With this decision to stay home, I had made a resolution that this year I was going to prioritize myself and do what I needed to do, to make sure that I am the best version of myself. I am implementing this promise by showing up for myself and doing things that make me happy; and not for anyone else but myself. To start, I am waking up every day and doing a workout in my basement with weights I had gotten for Christmas, as well as eating healthy and adding supplements in to make sure I am getting the necessary nutrients I need to help my body (and brain) perform at its best. Working out has always made me feel good, and doing it first thing in the morning gets my head straight and puts me in a good mood for my day ahead. I always feel like I can accomplish so much if I workout in the morning, and it’s true. I got a nannying job three days a week which makes me feel important and valued as a person as well as waitressing a few days. See what I mean? Filling my days up with responsibilities, creating goals for myself, and planning out my days are helping me to become the best I can be.

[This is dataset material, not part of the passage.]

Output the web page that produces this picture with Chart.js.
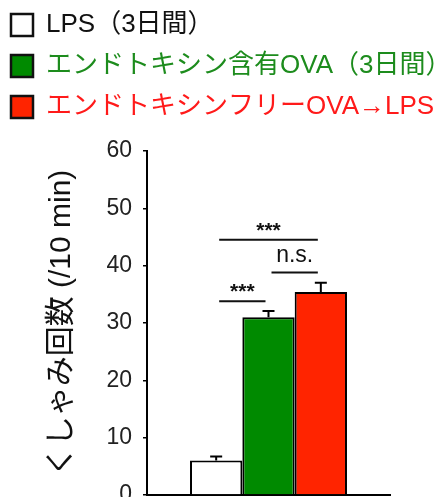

I am ultimately using this time at home to find what truly makes me happy, and I feel like that can sort of get lost at college with the busyness of it all. Although I love Stonehill and can’t wait to be back in the fall, I am choosing to enjoy my time home with my family while the world is still crazy. This past year has not been normal, which I think validates why being home this semester doesn’t make me feel as if I am missing out on anything going on at school. I am able to spend more time with the people that I love while also prioritizing my physical and mental well being without creating unnecessary stress that I might have had at school during this time. At the end of the day, you have to put yourself first. So why wait?